Task requirements
Set the listing down again exactly, please, apart from its pictures.

##### Dataset section

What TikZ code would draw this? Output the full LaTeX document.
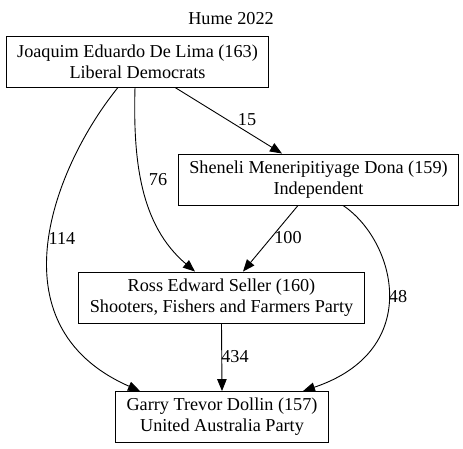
\documentclass[tikz,border=0pt]{standalone}
\usepackage{fontspec}
\setmainfont{Liberation Serif}
\usetikzlibrary{arrows.meta}
\tikzstyle{cand} = [rectangle, draw=black, line width=0.9pt, align=center, inner xsep=11pt, minimum height=51pt, font=\fontsize{18.2}{21}\selectfont]
\tikzstyle{pref} = [draw=black, line width=0.9pt, -{Triangle[length=12pt,width=9.5pt]}]
\tikzstyle{votes} = [inner sep=0pt, font=\fontsize{18.2}{21}\selectfont]

\begin{document}
\begin{tikzpicture}[x=1pt,y=-1pt]
\useasboundingbox (0,0) rectangle (463,448);

\node (title) [votes] at (231,19) {Hume 2022};

\node (lima) [cand] at (137.5,61.5) {Joaquim Eduardo De Lima (163)\\ Liberal Democrats};
\node (dona) [cand] at (318.5,179.5) {Sheneli Meneripitiyage Dona (159)\\ Independent};
\node (seller) [cand] at (221.5,297.5) {Ross Edward Seller (160)\\ Shooters, Fishers and Farmers Party};
\node (dollin) [cand] at (222,417) {Garry Trevor Dollin (157)\\ United Australia Party};

\draw[pref] ([xshift=37.5pt]lima.south) -- ([xshift=-36.5pt]dona.north) node[votes] at (247,120) {15};
\draw[pref] ([xshift=-2.5pt]lima.south) .. controls (133,160) and (140,225) .. ([xshift=-26.5pt]seller.north) node[votes] at (158,180) {76};
\draw[pref] ([xshift=-19.5pt]lima.south) .. controls (55,165) and (-10,325) .. ([xshift=-82pt]dollin.north) node[votes] at (62,238) {114};
\draw[pref] ([xshift=-20.5pt]dona.south) -- ([xshift=21.5pt]seller.north) node[votes] at (288,238) {100};
\draw[pref] ([xshift=24.5pt]dona.south) .. controls (395,240) and (425,350) .. ([xshift=81pt]dollin.north) node[votes] at (398,297) {48};
\draw[pref] (seller.south) -- (dollin.north) node[votes] at (235,357) {434};

\end{tikzpicture}
\end{document}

##########

Problem solution
What TikZ code would draw this? Output the full LaTeX document.
\documentclass[tikz,border=0pt]{standalone}
\usepackage{fontspec}
\setmainfont{Liberation Serif}
\usetikzlibrary{arrows.meta}
\tikzstyle{cand} = [rectangle, draw=black, line width=0.9pt, align=center, inner xsep=11pt, minimum height=51pt, font=\fontsize{18.2}{21}\selectfont]
\tikzstyle{pref} = [draw=black, line width=0.9pt, -{Triangle[length=12pt,width=9.5pt]}]
\tikzstyle{votes} = [inner sep=0pt, font=\fontsize{18.2}{21}\selectfont]

\begin{document}
\begin{tikzpicture}[x=1pt,y=-1pt]
\useasboundingbox (0,0) rectangle (463,448);

\node (title) [votes] at (231,19) {Hume 2022};

\node (lima) [cand] at (137.5,61.5) {Joaquim Eduardo De Lima (163)\\ Liberal Democrats};
\node (dona) [cand] at (318.5,179.5) {Sheneli Meneripitiyage Dona (159)\\ Independent};
\node (seller) [cand] at (221.5,297.5) {Ross Edward Seller (160)\\ Shooters, Fishers and Farmers Party};
\node (dollin) [cand] at (222,417) {Garry Trevor Dollin (157)\\ United Australia Party};

\draw[pref] ([xshift=37.5pt]lima.south) -- ([xshift=-36.5pt]dona.north) node[votes] at (247,120) {15};
\draw[pref] ([xshift=-2.5pt]lima.south) .. controls (133,160) and (140,225) .. ([xshift=-26.5pt]seller.north) node[votes] at (158,180) {76};
\draw[pref] ([xshift=-19.5pt]lima.south) .. controls (55,165) and (-10,325) .. ([xshift=-82pt]dollin.north) node[votes] at (62,238) {114};
\draw[pref] ([xshift=-20.5pt]dona.south) -- ([xshift=21.5pt]seller.north) node[votes] at (288,238) {100};
\draw[pref] ([xshift=24.5pt]dona.south) .. controls (395,240) and (425,350) .. ([xshift=81pt]dollin.north) node[votes] at (398,297) {48};
\draw[pref] (seller.south) -- (dollin.north) node[votes] at (235,357) {434};

\end{tikzpicture}
\end{document}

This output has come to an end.